Records contained in a dataset:
────────────────────
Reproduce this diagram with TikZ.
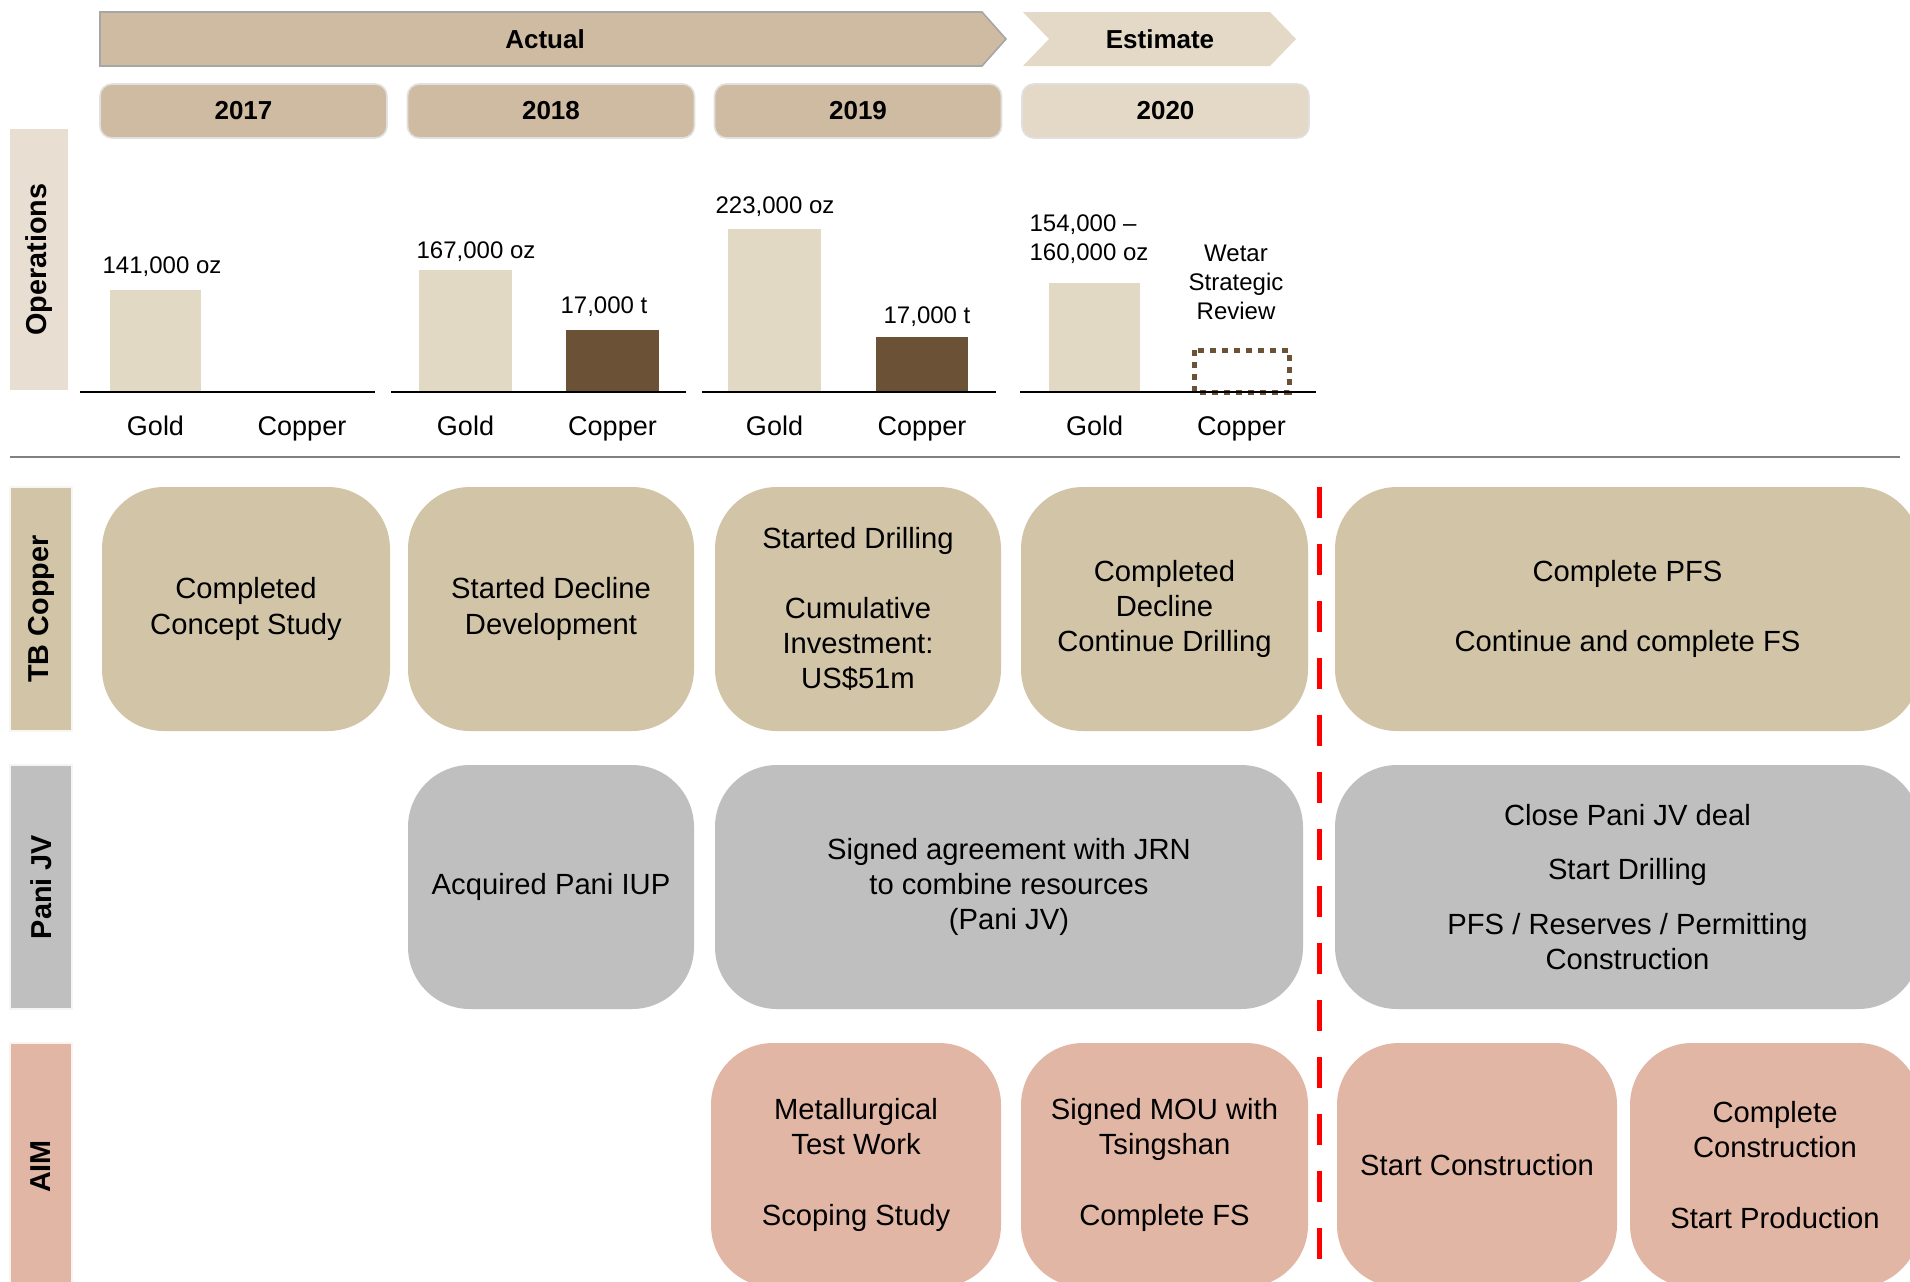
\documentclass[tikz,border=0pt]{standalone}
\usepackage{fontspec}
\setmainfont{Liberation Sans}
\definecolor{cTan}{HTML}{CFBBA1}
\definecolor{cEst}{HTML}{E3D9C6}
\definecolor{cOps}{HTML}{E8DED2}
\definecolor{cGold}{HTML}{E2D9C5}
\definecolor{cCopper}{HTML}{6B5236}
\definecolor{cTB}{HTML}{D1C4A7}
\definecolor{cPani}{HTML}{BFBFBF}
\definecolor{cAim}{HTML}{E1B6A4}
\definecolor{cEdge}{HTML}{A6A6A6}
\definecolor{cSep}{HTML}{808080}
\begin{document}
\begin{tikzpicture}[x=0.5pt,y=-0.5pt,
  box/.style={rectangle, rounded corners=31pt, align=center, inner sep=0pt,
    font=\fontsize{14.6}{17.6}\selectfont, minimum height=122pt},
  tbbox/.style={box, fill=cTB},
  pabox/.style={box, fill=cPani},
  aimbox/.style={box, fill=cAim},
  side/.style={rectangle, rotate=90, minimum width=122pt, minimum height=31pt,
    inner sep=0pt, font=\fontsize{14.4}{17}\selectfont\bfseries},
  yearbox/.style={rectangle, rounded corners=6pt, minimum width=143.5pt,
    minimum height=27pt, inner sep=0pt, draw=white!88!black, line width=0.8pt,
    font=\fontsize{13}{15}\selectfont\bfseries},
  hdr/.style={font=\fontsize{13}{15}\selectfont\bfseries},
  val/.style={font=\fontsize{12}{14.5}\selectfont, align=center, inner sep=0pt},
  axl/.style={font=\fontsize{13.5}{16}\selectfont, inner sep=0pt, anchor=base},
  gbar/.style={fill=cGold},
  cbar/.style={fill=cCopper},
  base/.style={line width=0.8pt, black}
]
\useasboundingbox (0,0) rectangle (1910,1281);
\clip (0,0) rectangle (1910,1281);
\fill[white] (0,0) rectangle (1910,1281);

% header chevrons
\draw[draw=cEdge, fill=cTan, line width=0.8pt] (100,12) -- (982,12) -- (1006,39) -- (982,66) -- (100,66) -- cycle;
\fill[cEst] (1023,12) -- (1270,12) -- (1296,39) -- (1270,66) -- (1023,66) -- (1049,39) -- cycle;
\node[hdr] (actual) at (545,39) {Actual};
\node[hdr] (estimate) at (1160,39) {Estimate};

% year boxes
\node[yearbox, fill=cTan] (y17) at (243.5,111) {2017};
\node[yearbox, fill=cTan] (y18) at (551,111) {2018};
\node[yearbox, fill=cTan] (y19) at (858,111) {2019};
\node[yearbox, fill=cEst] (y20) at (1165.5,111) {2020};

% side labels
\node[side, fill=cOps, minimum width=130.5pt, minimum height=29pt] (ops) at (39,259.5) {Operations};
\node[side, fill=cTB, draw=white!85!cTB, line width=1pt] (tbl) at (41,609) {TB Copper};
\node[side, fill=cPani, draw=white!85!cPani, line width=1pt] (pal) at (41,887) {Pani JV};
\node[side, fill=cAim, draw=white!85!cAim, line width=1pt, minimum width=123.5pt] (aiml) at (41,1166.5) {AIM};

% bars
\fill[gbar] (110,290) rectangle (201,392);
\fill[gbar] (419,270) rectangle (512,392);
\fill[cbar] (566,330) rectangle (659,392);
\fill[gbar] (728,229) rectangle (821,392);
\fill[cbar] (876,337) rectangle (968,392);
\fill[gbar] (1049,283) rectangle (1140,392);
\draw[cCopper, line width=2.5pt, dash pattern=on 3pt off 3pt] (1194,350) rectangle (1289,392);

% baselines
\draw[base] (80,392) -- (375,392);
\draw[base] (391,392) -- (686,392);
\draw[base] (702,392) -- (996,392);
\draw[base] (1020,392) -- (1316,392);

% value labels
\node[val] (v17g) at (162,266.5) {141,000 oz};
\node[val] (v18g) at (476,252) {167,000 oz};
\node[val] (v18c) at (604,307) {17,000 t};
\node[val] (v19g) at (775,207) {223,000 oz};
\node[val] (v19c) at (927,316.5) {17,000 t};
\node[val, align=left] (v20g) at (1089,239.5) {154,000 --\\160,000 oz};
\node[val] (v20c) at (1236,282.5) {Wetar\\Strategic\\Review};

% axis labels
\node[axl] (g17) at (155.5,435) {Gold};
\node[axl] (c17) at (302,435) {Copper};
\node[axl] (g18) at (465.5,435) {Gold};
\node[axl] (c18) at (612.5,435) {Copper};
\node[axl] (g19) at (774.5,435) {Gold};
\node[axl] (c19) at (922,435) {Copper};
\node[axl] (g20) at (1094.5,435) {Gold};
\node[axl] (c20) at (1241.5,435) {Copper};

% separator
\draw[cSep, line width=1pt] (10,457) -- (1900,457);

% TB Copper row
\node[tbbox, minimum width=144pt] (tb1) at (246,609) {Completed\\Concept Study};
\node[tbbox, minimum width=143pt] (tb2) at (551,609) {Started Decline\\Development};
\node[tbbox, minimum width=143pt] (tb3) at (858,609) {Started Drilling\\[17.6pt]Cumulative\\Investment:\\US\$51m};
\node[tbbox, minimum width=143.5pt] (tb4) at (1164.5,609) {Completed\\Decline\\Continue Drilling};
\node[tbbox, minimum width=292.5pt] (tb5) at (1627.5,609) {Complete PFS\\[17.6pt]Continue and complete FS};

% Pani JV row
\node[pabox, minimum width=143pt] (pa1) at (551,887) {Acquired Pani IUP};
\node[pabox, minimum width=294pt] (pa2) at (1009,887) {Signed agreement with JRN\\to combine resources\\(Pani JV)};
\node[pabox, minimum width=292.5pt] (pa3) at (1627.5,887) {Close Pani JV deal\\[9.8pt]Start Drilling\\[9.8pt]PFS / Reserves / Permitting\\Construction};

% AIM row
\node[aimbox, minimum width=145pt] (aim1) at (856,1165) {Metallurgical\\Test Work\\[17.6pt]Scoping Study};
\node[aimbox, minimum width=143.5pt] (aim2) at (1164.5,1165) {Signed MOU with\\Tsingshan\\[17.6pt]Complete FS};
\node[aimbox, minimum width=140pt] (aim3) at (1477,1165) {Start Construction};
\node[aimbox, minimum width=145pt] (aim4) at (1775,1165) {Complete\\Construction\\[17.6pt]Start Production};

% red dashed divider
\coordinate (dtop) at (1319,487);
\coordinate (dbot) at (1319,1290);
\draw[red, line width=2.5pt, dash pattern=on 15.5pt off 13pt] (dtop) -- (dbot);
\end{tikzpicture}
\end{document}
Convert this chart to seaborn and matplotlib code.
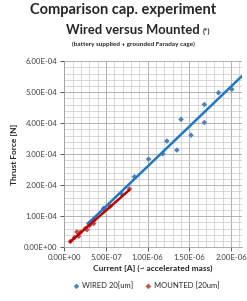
────────────────────
Task to carry out: Leave out the pictures and output the rest of the material exactly as written.

Response:
Reproduce this diagram with TikZ.
\documentclass[tikz,border=0pt]{standalone}
\usepackage{fontspec}
\setmainfont{Liberation Sans}
\definecolor{cTan}{HTML}{CFBBA1}
\definecolor{cEst}{HTML}{E3D9C6}
\definecolor{cOps}{HTML}{E8DED2}
\definecolor{cGold}{HTML}{E2D9C5}
\definecolor{cCopper}{HTML}{6B5236}
\definecolor{cTB}{HTML}{D1C4A7}
\definecolor{cPani}{HTML}{BFBFBF}
\definecolor{cAim}{HTML}{E1B6A4}
\definecolor{cEdge}{HTML}{A6A6A6}
\definecolor{cSep}{HTML}{808080}
\begin{document}
\begin{tikzpicture}[x=0.5pt,y=-0.5pt,
  box/.style={rectangle, rounded corners=31pt, align=center, inner sep=0pt,
    font=\fontsize{14.6}{17.6}\selectfont, minimum height=122pt},
  tbbox/.style={box, fill=cTB},
  pabox/.style={box, fill=cPani},
  aimbox/.style={box, fill=cAim},
  side/.style={rectangle, rotate=90, minimum width=122pt, minimum height=31pt,
    inner sep=0pt, font=\fontsize{14.4}{17}\selectfont\bfseries},
  yearbox/.style={rectangle, rounded corners=6pt, minimum width=143.5pt,
    minimum height=27pt, inner sep=0pt, draw=white!88!black, line width=0.8pt,
    font=\fontsize{13}{15}\selectfont\bfseries},
  hdr/.style={font=\fontsize{13}{15}\selectfont\bfseries},
  val/.style={font=\fontsize{12}{14.5}\selectfont, align=center, inner sep=0pt},
  axl/.style={font=\fontsize{13.5}{16}\selectfont, inner sep=0pt, anchor=base},
  gbar/.style={fill=cGold},
  cbar/.style={fill=cCopper},
  base/.style={line width=0.8pt, black}
]
\useasboundingbox (0,0) rectangle (1910,1281);
\clip (0,0) rectangle (1910,1281);
\fill[white] (0,0) rectangle (1910,1281);

% header chevrons
\draw[draw=cEdge, fill=cTan, line width=0.8pt] (100,12) -- (982,12) -- (1006,39) -- (982,66) -- (100,66) -- cycle;
\fill[cEst] (1023,12) -- (1270,12) -- (1296,39) -- (1270,66) -- (1023,66) -- (1049,39) -- cycle;
\node[hdr] (actual) at (545,39) {Actual};
\node[hdr] (estimate) at (1160,39) {Estimate};

% year boxes
\node[yearbox, fill=cTan] (y17) at (243.5,111) {2017};
\node[yearbox, fill=cTan] (y18) at (551,111) {2018};
\node[yearbox, fill=cTan] (y19) at (858,111) {2019};
\node[yearbox, fill=cEst] (y20) at (1165.5,111) {2020};

% side labels
\node[side, fill=cOps, minimum width=130.5pt, minimum height=29pt] (ops) at (39,259.5) {Operations};
\node[side, fill=cTB, draw=white!85!cTB, line width=1pt] (tbl) at (41,609) {TB Copper};
\node[side, fill=cPani, draw=white!85!cPani, line width=1pt] (pal) at (41,887) {Pani JV};
\node[side, fill=cAim, draw=white!85!cAim, line width=1pt, minimum width=123.5pt] (aiml) at (41,1166.5) {AIM};

% bars
\fill[gbar] (110,290) rectangle (201,392);
\fill[gbar] (419,270) rectangle (512,392);
\fill[cbar] (566,330) rectangle (659,392);
\fill[gbar] (728,229) rectangle (821,392);
\fill[cbar] (876,337) rectangle (968,392);
\fill[gbar] (1049,283) rectangle (1140,392);
\draw[cCopper, line width=2.5pt, dash pattern=on 3pt off 3pt] (1194,350) rectangle (1289,392);

% baselines
\draw[base] (80,392) -- (375,392);
\draw[base] (391,392) -- (686,392);
\draw[base] (702,392) -- (996,392);
\draw[base] (1020,392) -- (1316,392);

% value labels
\node[val] (v17g) at (162,266.5) {141,000 oz};
\node[val] (v18g) at (476,252) {167,000 oz};
\node[val] (v18c) at (604,307) {17,000 t};
\node[val] (v19g) at (775,207) {223,000 oz};
\node[val] (v19c) at (927,316.5) {17,000 t};
\node[val, align=left] (v20g) at (1089,239.5) {154,000 --\\160,000 oz};
\node[val] (v20c) at (1236,282.5) {Wetar\\Strategic\\Review};

% axis labels
\node[axl] (g17) at (155.5,435) {Gold};
\node[axl] (c17) at (302,435) {Copper};
\node[axl] (g18) at (465.5,435) {Gold};
\node[axl] (c18) at (612.5,435) {Copper};
\node[axl] (g19) at (774.5,435) {Gold};
\node[axl] (c19) at (922,435) {Copper};
\node[axl] (g20) at (1094.5,435) {Gold};
\node[axl] (c20) at (1241.5,435) {Copper};

% separator
\draw[cSep, line width=1pt] (10,457) -- (1900,457);

% TB Copper row
\node[tbbox, minimum width=144pt] (tb1) at (246,609) {Completed\\Concept Study};
\node[tbbox, minimum width=143pt] (tb2) at (551,609) {Started Decline\\Development};
\node[tbbox, minimum width=143pt] (tb3) at (858,609) {Started Drilling\\[17.6pt]Cumulative\\Investment:\\US\$51m};
\node[tbbox, minimum width=143.5pt] (tb4) at (1164.5,609) {Completed\\Decline\\Continue Drilling};
\node[tbbox, minimum width=292.5pt] (tb5) at (1627.5,609) {Complete PFS\\[17.6pt]Continue and complete FS};

% Pani JV row
\node[pabox, minimum width=143pt] (pa1) at (551,887) {Acquired Pani IUP};
\node[pabox, minimum width=294pt] (pa2) at (1009,887) {Signed agreement with JRN\\to combine resources\\(Pani JV)};
\node[pabox, minimum width=292.5pt] (pa3) at (1627.5,887) {Close Pani JV deal\\[9.8pt]Start Drilling\\[9.8pt]PFS / Reserves / Permitting\\Construction};

% AIM row
\node[aimbox, minimum width=145pt] (aim1) at (856,1165) {Metallurgical\\Test Work\\[17.6pt]Scoping Study};
\node[aimbox, minimum width=143.5pt] (aim2) at (1164.5,1165) {Signed MOU with\\Tsingshan\\[17.6pt]Complete FS};
\node[aimbox, minimum width=140pt] (aim3) at (1477,1165) {Start Construction};
\node[aimbox, minimum width=145pt] (aim4) at (1775,1165) {Complete\\Construction\\[17.6pt]Start Production};

% red dashed divider
\coordinate (dtop) at (1319,487);
\coordinate (dbot) at (1319,1290);
\draw[red, line width=2.5pt, dash pattern=on 15.5pt off 13pt] (dtop) -- (dbot);
\end{tikzpicture}
\end{document}
Convert this chart to seaborn and matplotlib code.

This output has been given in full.